### [Given request]
Reproduce the material below line by line, beginning with its first line and ending with the line that contains "import numpy as np"; leave out pictures.

** begin **

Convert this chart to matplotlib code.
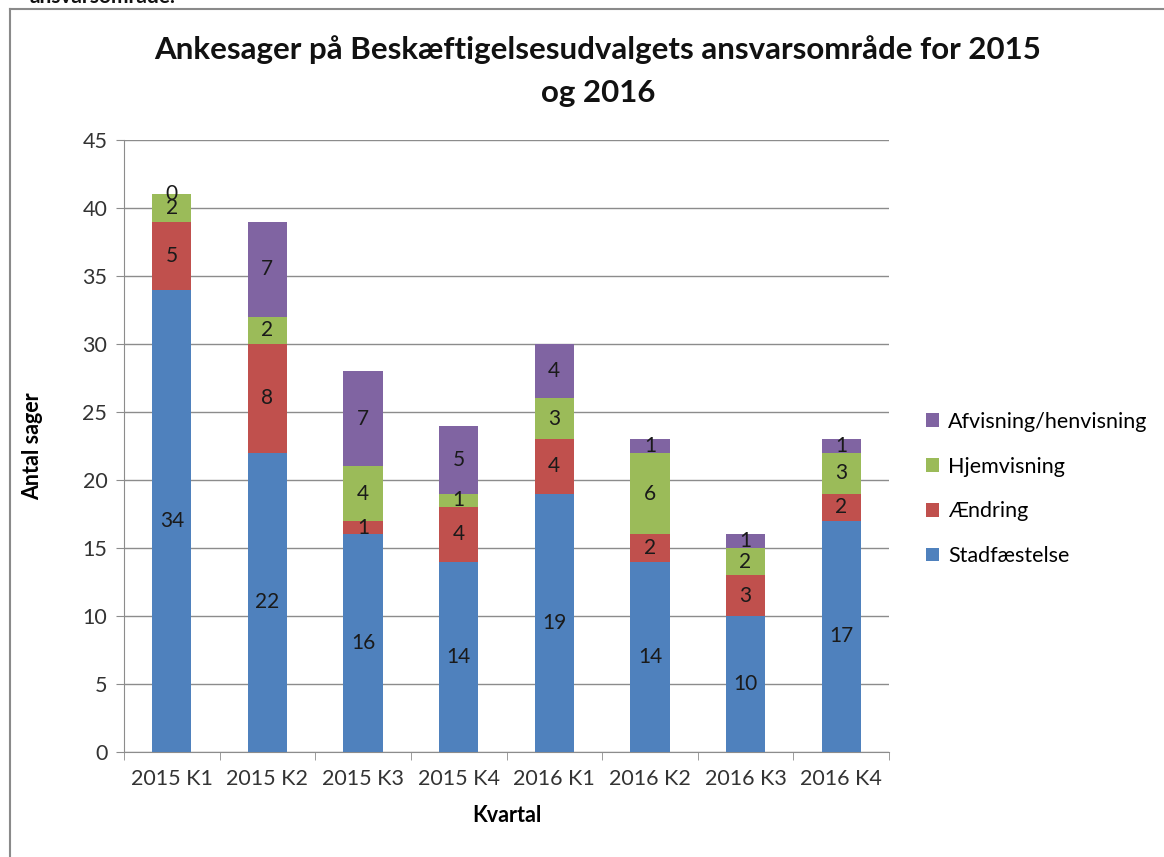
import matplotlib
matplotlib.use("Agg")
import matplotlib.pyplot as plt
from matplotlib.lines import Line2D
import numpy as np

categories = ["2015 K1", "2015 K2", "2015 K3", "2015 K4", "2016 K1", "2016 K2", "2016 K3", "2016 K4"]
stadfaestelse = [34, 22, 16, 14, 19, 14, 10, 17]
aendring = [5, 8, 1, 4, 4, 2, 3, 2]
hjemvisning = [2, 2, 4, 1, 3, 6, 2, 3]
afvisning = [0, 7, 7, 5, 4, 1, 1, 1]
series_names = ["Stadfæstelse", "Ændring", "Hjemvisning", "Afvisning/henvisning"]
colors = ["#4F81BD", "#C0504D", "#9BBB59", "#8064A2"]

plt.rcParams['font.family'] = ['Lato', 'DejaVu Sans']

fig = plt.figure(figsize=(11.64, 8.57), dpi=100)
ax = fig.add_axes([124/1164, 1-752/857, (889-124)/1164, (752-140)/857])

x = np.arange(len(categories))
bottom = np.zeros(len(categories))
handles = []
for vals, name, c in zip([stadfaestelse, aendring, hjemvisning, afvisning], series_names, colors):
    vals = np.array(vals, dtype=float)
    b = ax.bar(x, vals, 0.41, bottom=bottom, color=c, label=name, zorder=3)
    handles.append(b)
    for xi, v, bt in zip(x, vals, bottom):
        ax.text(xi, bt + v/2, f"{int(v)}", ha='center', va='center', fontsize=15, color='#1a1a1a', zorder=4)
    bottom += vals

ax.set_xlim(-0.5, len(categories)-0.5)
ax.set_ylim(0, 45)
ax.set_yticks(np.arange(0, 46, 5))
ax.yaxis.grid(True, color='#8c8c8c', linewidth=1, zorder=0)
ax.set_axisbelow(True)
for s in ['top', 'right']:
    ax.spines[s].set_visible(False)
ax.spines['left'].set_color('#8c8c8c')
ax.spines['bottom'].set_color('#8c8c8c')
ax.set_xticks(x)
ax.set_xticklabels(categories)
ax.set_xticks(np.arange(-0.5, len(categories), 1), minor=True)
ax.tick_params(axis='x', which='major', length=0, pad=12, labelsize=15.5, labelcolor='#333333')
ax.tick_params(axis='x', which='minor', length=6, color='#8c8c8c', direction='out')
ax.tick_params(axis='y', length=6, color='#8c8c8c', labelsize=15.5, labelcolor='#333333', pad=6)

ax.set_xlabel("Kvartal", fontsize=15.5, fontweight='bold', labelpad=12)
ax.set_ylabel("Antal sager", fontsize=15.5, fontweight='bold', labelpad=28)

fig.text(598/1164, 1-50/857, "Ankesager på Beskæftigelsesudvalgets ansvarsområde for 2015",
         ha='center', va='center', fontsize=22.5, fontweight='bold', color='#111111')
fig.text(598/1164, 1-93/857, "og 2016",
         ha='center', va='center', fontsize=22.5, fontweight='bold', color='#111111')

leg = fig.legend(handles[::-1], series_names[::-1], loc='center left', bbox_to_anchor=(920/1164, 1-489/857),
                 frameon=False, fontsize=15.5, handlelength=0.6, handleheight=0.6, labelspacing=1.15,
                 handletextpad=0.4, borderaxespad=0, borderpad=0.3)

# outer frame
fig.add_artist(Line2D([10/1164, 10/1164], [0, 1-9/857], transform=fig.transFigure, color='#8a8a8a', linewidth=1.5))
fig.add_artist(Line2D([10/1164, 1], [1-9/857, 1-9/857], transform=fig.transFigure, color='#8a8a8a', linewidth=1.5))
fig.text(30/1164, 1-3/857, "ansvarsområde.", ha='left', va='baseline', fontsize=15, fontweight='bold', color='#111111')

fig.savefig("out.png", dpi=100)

** end **

### [Result]
Convert this chart to matplotlib code.
import matplotlib
matplotlib.use("Agg")
import matplotlib.pyplot as plt
from matplotlib.lines import Line2D
import numpy as np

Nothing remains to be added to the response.